The reason is obvious. Days and nights are caused by the alternate appearance of the sun and stars, as the rotation of the earth carries the spectator round to view them in succession. So many turns as he makes round the centre, so many days and nights will he experience. But if he travel once round the globe in the direction of its motion, he will, on his arrival, have really made one turn more round its centre; and if in the opposite direction, one turn less than if he had remained stationary at one point of its surface: in the former case, then, he will have witnessed one alternation of day and night more, in the latter one less, than if he had trusted to the rotation of the earth alone to carry him round. As the earth revolves from west to east, it follows that a westward direction of his journey, by which he counteracts its rotation, will cause him to lose a day, and an eastward direction, by which he conspires with it, to gain one. In the former case, all his days will be longer; in the latter, shorter than those of a stationary observer. This contingency has actually happened to circumnavigators. Hence, also, it must necessarily happen that distant settlements, on the same meridian, will differ a day in their usual reckoning of time, according as they have been colonized by settlers arriving in an eastward or in a westward direction,- a circumstance which may produce strange confusion when they come to communicate with each other. The only mode of correcting the ambiguity, and settling the disputes which such a difference may give rise to, consists in having recourse to the equinoctial date, which can never be ambiguous.

(212.) Unfortunately for geography and navigation, the chronometer, though greatly and indeed wonderfully improved by the skill of modern artists, is yet far too imperfect an instrument to be relied on implicitly. However such an instrument may preserve its uniformity of rate for a few hours, or even days, yet in long absences from home the chances of error and accident become so multiplied, as to destroy all security of reliance on even the best. To a certain extent this

may, indeed, be remedied by carrying out several, and using them as checks on each other; but, besides the expense and trouble, this is only a palliation of the evil - the great and fundamental,—as it is the only one to which the determination of longitudes by time-keepers is liable. It becomes necessary, therefore, to resort to other means of communicating from one station to another a knowledge of its local time, or of propagating from some principal station, as a centre, its local time as a universal standard with which the local time at any other, however situated, may be at once compared, and thus the longitudes of all places be referred to the meridian of such central point.

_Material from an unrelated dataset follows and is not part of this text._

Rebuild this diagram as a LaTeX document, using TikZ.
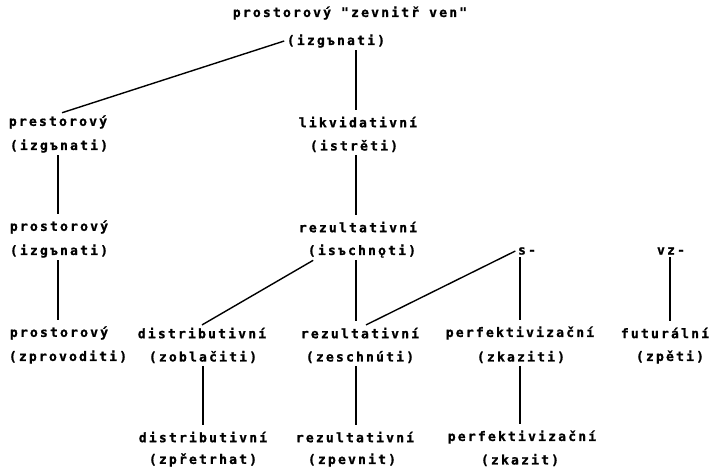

(213.) The simplest and most accurate method by which this object can be accomplished, when circumstances admit of its adoption, is that by telegraphic signal. Let A and B be two observatories, or other stations, provided with accurate means of determining their respective local times, and let us first suppose them visible from each other. Their clocks being regulated, and their errors and rates ascertained and applied, let a signal be made at A, of some sudden and definite kind, such as the flash of gunpowder, the explosion of a rocket, the sudden extinction of a bright light, or any other which admits of no mistake, and can be seen at great distances. The moment of the signal being made must be noted by each observer at his respective clock or watch, as if it were the transit of a star, or any astronomical phenomenon, and the error and rate of the clock at each station being applied, the local time of the signal at each is determined. Consequently, when the observers communicate their observations of the signal to each other, since (owing to the almost instantaneous transmission of light) it must have been seen at the same absolute instant by both, the difference of their local times, and therefore of their longitudes, becomes known, For example; at A the signal is observed to happen at 5h Om Os sid, time at A, as obtained by applying the error and rate to the time shown by the clock at A.